In the summer of 1995, as Serb forces attempted to grab Muslim areas in their drive to claim the bulk of Bosnia-Herzegovina’s territory, they were faced with resistance in the Muslim-dominated towns of Tuzla, Gorazde and Srebrenica. But Mladic possessed greater firepower and a relentless capacity to prosecute his campaign without any mercy. This was particularly true at Srebrenica, where Muslim fighters had surrendered their weapons to UN forces and had placed themselves under the protection of a Dutch infantry battalion.

This gave Mladic an opportunity. Entering Srebrenica, he summoned the Dutch commander and demanded the surrender of the Muslims. Women were separated from the men and in a chilling piece of theatricality, Mladic moved among the boys giving them sweets and promising that they were safe.

Days later, on July 13, the first killings of unarmed Muslims took place in a warehouse in the nearby village of Kravica. Three days later, the Dutch battalion moved out of Srebrenica and the way was open for Bosnian Serb forces to overrun the town and to complete the slaughter. By July 21, more than 8000 Muslim men and boys are thought to have been killed. Mladic had got his way and the incident came to symbolise the West’s helplessness in the face of genocide being practised in a country that was supposed to be part of civilised Europe.
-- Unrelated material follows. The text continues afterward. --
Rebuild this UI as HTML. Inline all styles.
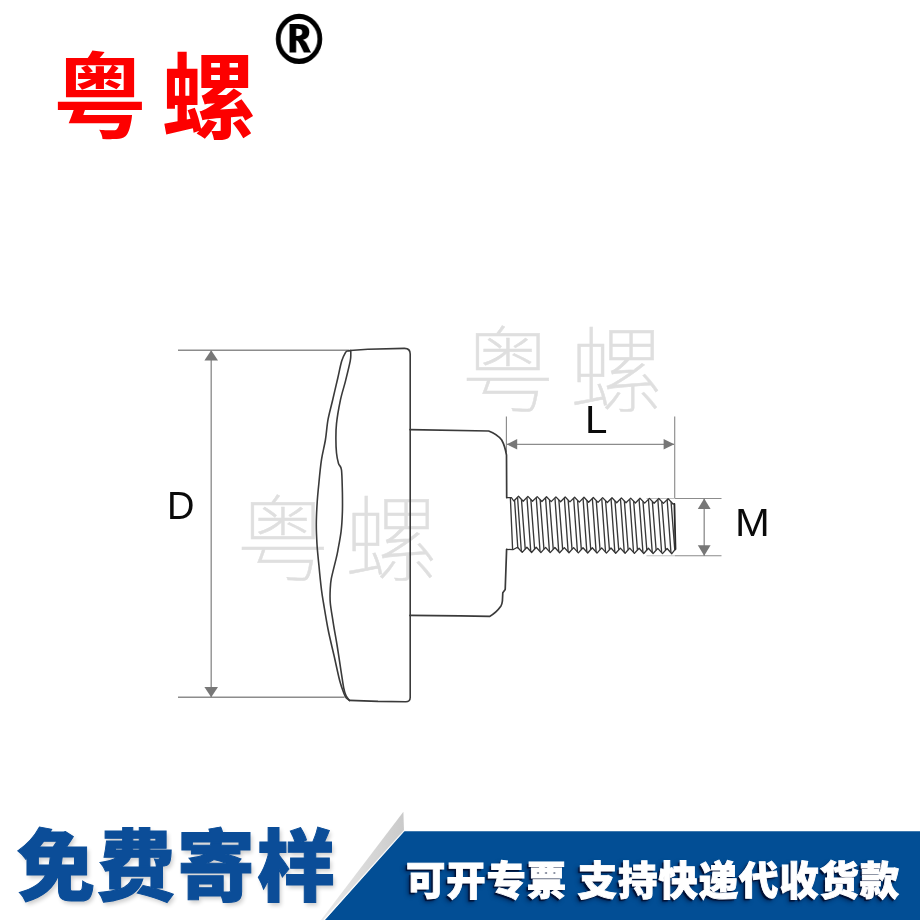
<!DOCTYPE html>
<html lang="zh-CN">
<head>
<meta charset="utf-8">
<title>粤螺</title>
<style>
html,body{margin:0;padding:0;background:#fff}
body{width:920px;height:920px;position:relative;overflow:hidden;font-family:"Liberation Sans","Noto Sans CJK SC",sans-serif}
.abs{position:absolute;line-height:1;white-space:nowrap;margin:0;will-change:transform}
.logo{left:52.8px;top:52.7px;font-size:94px;font-weight:700;color:#fd0000;letter-spacing:14.4px}
.reg{left:266.8px;top:5px;font-family:"DejaVu Sans","Liberation Sans",sans-serif;font-weight:700;font-size:70px;color:#000;transform:scaleX(.915);transform-origin:0 0}
.wm{font-size:94px;font-weight:100;color:#dfdfdf;-webkit-text-stroke:.5px #dfdfdf;letter-spacing:14.4px}
.wm1{left:460.8px;top:325.7px}
.wm2{left:235.6px;top:495px}
.draw{position:absolute;left:0;top:0}
.lab{font-family:"Liberation Sans",sans-serif;font-size:38px;color:#0a0a0a;transform-origin:0 0}
.banner{position:absolute;left:0;top:0}
.free{left:17.2px;top:829px;font-size:78px;letter-spacing:2px;font-weight:900;color:#0b4d98;-webkit-text-stroke:1px #0b4d98;text-shadow:2px 3px 4px rgba(0,0,0,.2)}
.tag{left:406px;top:861.8px;font-size:39.4px;letter-spacing:.9px;font-weight:900;color:#fff;word-spacing:-1.2px;-webkit-text-stroke:.9px #fff;text-shadow:-2px 2px 1px rgba(0,12,45,.9),-3px 3px 4px rgba(0,12,45,.55)}
</style>
</head>
<body>
<div class="abs wm wm1">粤螺</div>
<div class="abs wm wm2">粤螺</div>
<svg class="draw" width="920" height="920" viewBox="0 0 920 920">
<g fill="none" stroke="#8c8c8c" stroke-width="1.3">
<path stroke-width="1.6" d="M178 350.2H349M178 697.2H344.5"/>
<path stroke-width="1.35" d="M211.2 351V697"/>
<path stroke-width="1.15" d="M506.4 416.5V452M674.7 416.5V498M507 444.4H674"/>
<path stroke-width="1.1" d="M675 498.5H721.5M675 555.7H721.5"/>
<path stroke-width="1.1" stroke-opacity=".55" d="M646.5 498.5H675M646.5 555.7H675"/>
<path stroke-width="1.3" d="M704.2 499V556"/>
</g>
<g fill="#777" stroke="none">
<path d="M211.2 350.3L218 360.6H204.4Z"/>
<path d="M211.2 697.2L218 686.9H204.4Z"/>
<path d="M506.8 444.3L517.2 439V449.6Z"/>
<path d="M674.3 444.3L663.6 439V449.6Z"/>
<path d="M704.2 498.6L710.6 509H697.8Z"/>
<path d="M704.2 555.8L710.6 545.3H697.8Z"/>
</g>
<g fill="none" stroke="#3a3a3a" stroke-width="1.6" stroke-linejoin="round" stroke-linecap="round">
<path d="M350.2 350.5L367.8 349.2L404.5 348.4Q410.2 348.4 410.2 354L410.2 697.6Q410.2 701.8 405.6 701.7L378 701.4L349.5 700.4"/>
<path d="M351.0 350.5C350.5 350.6 348.9 350.6 348.0 350.9C347.1 351.2 346.7 350.7 345.6 352.4C344.6 354.1 343.0 356.8 341.7 361.1C340.4 365.4 339.3 371.5 337.8 378.0C336.3 384.5 334.2 393.2 332.6 400.2C331.0 407.1 329.2 413.1 328.0 419.7C326.8 426.3 326.5 433.4 325.4 440.0C324.3 446.6 322.6 452.4 321.5 459.6C320.4 466.8 319.6 475.4 318.9 483.0C318.1 490.6 317.4 498.2 317.0 505.2C316.6 512.2 316.3 518.3 316.3 524.8C316.3 531.3 316.6 537.6 317.0 544.3C317.4 551.0 318.1 557.4 318.9 565.0C319.6 572.6 320.7 583.7 321.5 590.0C322.3 596.3 322.4 596.5 323.5 603.0C324.6 609.5 326.3 620.3 328.0 629.0C329.7 637.7 331.9 646.3 333.9 655.0C335.9 663.7 338.1 674.5 339.8 681.0C341.5 687.5 343.2 691.4 344.3 694.3C345.4 697.2 345.7 697.3 346.6 698.3C347.5 699.3 349.0 700.0 349.5 700.4"/>
<path d="M350.6 351.0C350.6 351.4 350.9 351.8 350.8 353.5C350.7 355.2 351.1 356.6 350.2 361.1C349.3 365.6 347.2 374.1 345.6 380.6C344.0 387.1 341.9 393.0 340.4 400.2C338.9 407.4 337.2 417.2 336.5 423.7C335.8 430.2 335.9 434.4 335.9 439.3C335.9 444.2 336.1 449.0 336.5 453.0C336.9 457.0 337.7 460.7 338.5 463.5C339.3 466.3 340.9 465.2 341.5 470.0C342.1 474.8 342.2 485.2 342.4 492.2C342.5 499.1 342.6 505.2 342.4 511.7C342.2 518.2 341.9 524.8 341.1 531.3C340.3 537.8 338.7 545.8 337.8 550.8C336.9 555.8 336.6 556.5 335.5 561.1C334.4 565.8 332.2 573.9 331.3 578.7C330.4 583.5 330.4 586.0 330.2 590.0C330.0 594.0 329.8 597.6 330.3 603.0C330.8 608.4 332.1 615.4 333.2 622.6C334.3 629.8 335.9 638.0 337.2 646.0C338.5 654.0 339.9 663.8 341.0 670.8C342.1 677.8 342.9 683.7 343.7 687.8C344.5 691.9 345.0 693.4 346.0 695.5C347.0 697.6 348.9 699.6 349.5 700.4"/>
<path stroke-width="1.7" d="M410 429.7L488.7 431Q497 434 501.7 440Q505 446 506.5 455.2L506.7 497.6M506.6 549.4L505.2 589.5L502.8 592.8L502.4 601Q502 604.5 500.8 606.3Q496 613 489.6 616.4L460 615.9L410 615.4"/>
<path stroke-width="1.3" stroke="#333" d="M506.6 497.6L511.4 497.6L513.8 501.0L518.5 496.3L523.2 501.2L527.9 496.4L532.5 501.3L537.2 496.6L541.9 501.5L546.5 496.7L551.2 501.6L555.9 496.9L560.6 501.8L565.2 497.0L569.9 501.9L574.6 497.2L579.3 502.1L584.0 497.3L588.6 502.2L593.3 497.5L598.0 502.4L602.6 497.6L607.3 502.5L612.0 497.8L616.7 502.7L621.4 497.9L626.0 502.8L630.7 498.1L635.4 503.0L640.0 498.2L644.7 503.1L649.4 498.4L654.1 503.3L658.8 498.5L663.4 503.4L668.1 498.7L672.8 503.6L672.6 503.8L674.4 504.0"/>
<path stroke-width="1.3" stroke="#333" d="M506.6 549.4L512.9 549.7L517.5 547.2L522.2 552.4L526.9 547.2L531.6 552.5L536.2 547.3L540.9 552.6L545.6 547.4L550.2 552.6L554.9 547.5L559.6 552.7L564.3 547.6L569.0 552.8L573.6 547.6L578.3 552.9L583.0 547.7L587.7 553.0L592.3 547.8L597.0 553.1L601.7 547.9L606.4 553.1L611.0 548.0L615.7 553.2L620.4 548.1L625.1 553.3L629.7 548.1L634.4 553.4L639.1 548.2L643.8 553.5L648.4 548.3L653.1 553.5L657.8 548.4L662.5 553.6L667.1 548.5L671.8 553.7L675.4 549.1"/>
<path stroke-width="1.35" stroke="#383838" d="M510.4 498.2 L512.6 549.3M514.6 500.8 L517.8 547.7M517.6 497.9 L521.3 550.8M521.5 499.9 L525.2 548.6M527.0 498.0 L530.7 550.9M530.9 500.0 L534.6 548.7M536.3 498.2 L540.0 551.0M540.2 500.2 L543.9 548.8M545.6 498.3 L549.4 551.0M549.5 500.3 L553.2 548.8M555.0 498.5 L558.7 551.1M558.9 500.5 L562.6 548.9M564.4 498.6 L568.1 551.2M568.2 500.6 L572.0 549.0M573.7 498.8 L577.4 551.3M577.6 500.8 L581.3 549.1M583.1 498.9 L586.8 551.4M587.0 500.9 L590.7 549.2M592.4 499.1 L596.1 551.5M596.3 501.1 L600.0 549.3M601.8 499.2 L605.5 551.5M605.6 501.2 L609.4 549.3M611.1 499.4 L614.8 551.6M615.0 501.4 L618.7 549.4M620.5 499.5 L624.2 551.7M624.4 501.5 L628.1 549.5M629.8 499.7 L633.5 551.8M633.7 501.7 L637.4 549.6M639.1 499.8 L642.9 551.9M643.0 501.8 L646.8 549.7M648.5 500.0 L652.2 551.9M652.4 502.0 L656.1 549.7M657.9 500.1 L661.6 552.0M661.8 502.1 L665.5 549.8M667.2 500.3 L670.9 552.1M671.1 502.3 L674.8 549.9"/>
<path stroke-width="1.8" stroke="#2a2a2a" d="M674.4 504.0 L675.5 549.1"/>
</g>
</svg>
<div class="abs lab" style="left:166.8px;top:486.6px">D</div>
<div class="abs lab" style="left:584.6px;top:401.2px;transform:scaleX(1.06)">L</div>
<div class="abs lab" style="left:734.8px;top:504.2px;transform:scaleX(1.1)">M</div>
<div class="abs logo">粤螺</div>
<div class="abs reg">®</div>
<svg class="banner" width="920" height="920" viewBox="0 0 920 920">
<defs><linearGradient id="gs" x1="0" y1="0" x2="1" y2="0"><stop offset="0" stop-color="#eaeaea"/><stop offset="1" stop-color="#cacaca"/></linearGradient></defs>
<path d="M403.4 811.8L404 831L324 920H321Z" fill="url(#gs)"/>
<path d="M404 831.3H920V920H324.8Z" fill="#024e95"/>
<path d="M404.2 830.6L324 920" fill="none" stroke="#fff" stroke-width="1.2" stroke-opacity=".85"/>
</svg>
<div class="abs free">免费寄样</div>
<div class="abs tag">可开专票 支持快递代收货款</div>
</body>
</html>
Small wonder that Conservative MP Colonel Bob Stewart’s voice was still shaking with anger when he received the news of Mladic’s arrest last week. Twenty years ago he commanded 1st Cheshire Regiment, one of the UN peacekeeping forces, and he witnessed the violence perpetrated by Mladic’s Serb militias.

He said: “It is very, very important that Mladic is brought to The Hague quickly, the trial starts quickly, the trial is expeditious in dealing with the matter and … justice prevails. I saw the result of what this man did. I saw murdered men, women and children. I saw what was happening in Srebrenica.”

In the end, Mladic was brought to justice not just because of the world’s horror at what he did, but also because life has moved on and his country is no longer run by nationalists who dream of a Greater Serbia.

Mladic was a dinosaur from an almost unimaginable past, a relic who stood in the way of modern Serbia’s need to become part of a European hegemony which provides vital economic, political and cultural bonds. Put simply, he was no longer worth protecting.